Да! Смерть сама бессильна пред тобой!
Они бессмертны, сыновья твои…
Давно мы не слыхали таких голосов. Вряд ли в советское время мог появиться такой фильм, как «Враг у ворот» Жан-Жака Анно (2001). В кои-то веки иностранные господа сняли кино про Сталинградскую битву – и такая вампука. Наши генералы у Анно – сплошь держиморды, в качестве государственного управленца выступает истеричный Хрущёв. Дикари защищают свою суровую державу – такой ракурс облюбовали наши бывшие союзники в ХХI веке. А в 1943-м «Таймс» писала о красном бойце: «Жажда знаний у него не утоляется опытом: в бой многие ходят с учебниками в карманах. У него чрезвычайно развит вкус… За душу берёт, когда сидишь рядом с отпущенными в увольнение бойцами Красной армии, которые в Московском театре балета смотрят сказочно красивое «Лебединое озеро» Чайковского». Чувствуете разницу?
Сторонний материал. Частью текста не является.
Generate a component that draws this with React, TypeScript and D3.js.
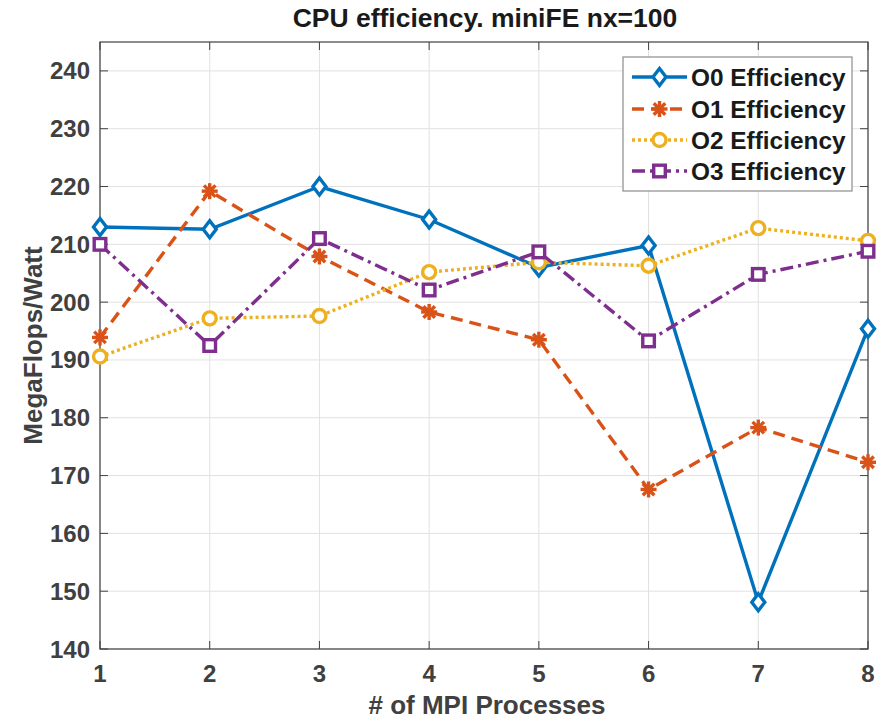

В старые времена холодную войну вели журналисты и политологи, генералы и шпионы, но художники, как правило, не допускали «баррикадной» логики по отношению к Советскому Союзу. Да и «общественное мнение» не принимало прямолинейного антисоветизма. А в 2001 году по большому счёту за Россию уже некому было заступиться ни среди «левых», ни среди «правых». В этом, конечно, увесистая доля нашей собственной вины. В 1990-е мы так увлеклись самобичеванием, что стали «зоной отторжения» и растеряли союзников. Это повлияло и на интерпретации прошлого. Нужно заново учиться рассказывать о подвигах – только не в стиле рекламного клипа, это слишком легковесная манера. Нам остаётся верить, что подвиг сталинградцев снова оживёт на страницах книг, на холстах и киноплёнках. Возвышается над Мамаевым курганом мать-Родина, грудью защищает её каменный солдат. Без них пусто было бы в России.